Most countries take elaborate measures to facilitate New Year's celebrations for their citizens (in Berlin, for example, 800,000 people thronged the main city square on New Year's eve), but in Pakistan it is quite the opposite.

Government and police officials repeat dire warnings to remind all and sundry that no wild celebrations will be tolerated and that revellers must keep themselves within the "limits of morality".

One provincial government officially banned any celebration of the New Year and ordered video shops to close.

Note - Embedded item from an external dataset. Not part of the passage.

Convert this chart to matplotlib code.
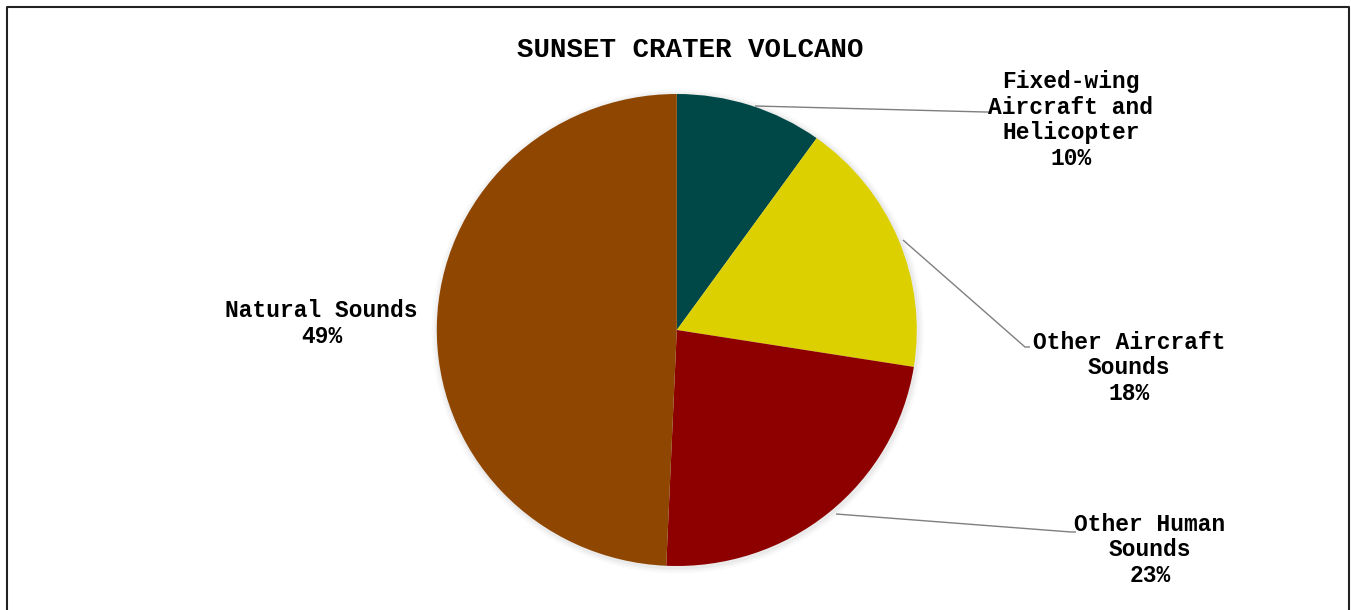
import matplotlib
matplotlib.use("Agg")
import matplotlib.pyplot as plt
from matplotlib.lines import Line2D
from matplotlib.patches import Ellipse

title = "SUNSET CRATER VOLCANO"
categories = ["Fixed-wing\nAircraft and\nHelicopter", "Other Aircraft\nSounds",
              "Other Human\nSounds", "Natural Sounds"]
values = [9.9, 17.6, 23.2, 49.3]
labels_pct = [10, 18, 23, 49]
colors = ["#004848", "#DDD000", "#8E0000", "#8E4600"]

W, H = 1351, 610
fig = plt.figure(figsize=(W / 100, H / 100), dpi=100)

# pie axes: unit radius maps to rx x ry pixels
cx, cy, rx, ry = 676.8, 330.0, 240.0, 236.0
ax = fig.add_axes([0, 0, 1, 1])
# soft shadow
for k, a in [(6, 0.03), (4, 0.04), (2, 0.06)]:
    ax.add_patch(Ellipse((0.004, -0.006), 2 * (1 + k / rx), 2 * (1 + k / ry),
                         facecolor="#606060", edgecolor="none", alpha=a))
ax.pie(values, colors=colors, startangle=90, counterclock=False,
       radius=1, frame=True, wedgeprops=dict(linewidth=0))
ax.set_aspect("auto")
ax.set_xlim(-cx / rx, (W - cx) / rx)
ax.set_ylim(-(H - cy) / ry, cy / ry)
ax.axis("off")

# overlay axes in pixel coordinates (y downward)
ov = fig.add_axes([0, 0, 1, 1])
ov.set_xlim(0, W)
ov.set_ylim(H, 0)
ov.axis("off")
ov.patch.set_alpha(0)

font = dict(family="Liberation Mono", weight="bold", color="black")

ov.text(690, 50, title, ha="center", va="center", fontsize=19.8, **font)

label_pos = [(1071, 120), (1129, 368), (1150, 550), (321.5, 323.5)]
leaders = [((755, 106), (985, 112)),
           ((903, 240), (1025, 347)),
           ((836, 514), (1071, 532)),
           None]

for cat, pct, (lx, ly), ld in zip(categories, labels_pct, label_pos, leaders):
    ov.text(lx, ly, f"{cat}\n{pct}%", ha="center", va="center",
            fontsize=16.5, linespacing=1.14, **font)
    if ld is not None:
        (x0, y0), (x1, y1) = ld
        ov.plot([x0, x1, x1 + 5], [y0, y1, y1], color="#7f7f7f",
                lw=1.0, solid_capstyle="butt")

# outer border (bottom edge cut off)
fig.add_artist(Line2D([6.5 / W, 6.5 / W, 1349 / W, 1349 / W],
                      [0, 1 - 6.5 / H, 1 - 6.5 / H, 0],
                      transform=fig.transFigure, color="#222222", lw=1.5))

fig.savefig("out.png", dpi=100)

Then, we have our fair share of elements who have taken upon themselves to be everyone else's moral guardians.

This year in Peshawar and Karachi, groups of self-styled vigilantes mobilized a so-called 'baton force,' threatening to beat up anyone who celebrated the New Year.

There can be no defence of hooliganism or disorderly behaviour, no matter what the occasion. But the kind of ham-handed tactics employed to prevent the possibility of rowdyism only put young people's back up.

Barricading roads and cordoning off areas inconvenience hundreds of people who may have nothing to do with New Year festivities. In Karachi, the zealousness of officialdom seemed to know no bounds and some major roads were blocked over 12 hours in advance, causing immense frustration among road-users in this season of weddings.

Such an officious approach only hurts law-abiding citizens who want to enjoy the night but have no invitations or tickets to private parties or charity balls. It is also about time that the government told the self-appointed custodians of our morality that threats to beat up revellers amount to taking the law into one's own hands.

Pakistan's official business and the personal lives of its citizens are governed by the calender we follow. If people want to see the old year out and the New Year in with a smile on their faces, why should anyone deprive them of this relief from the daily grind?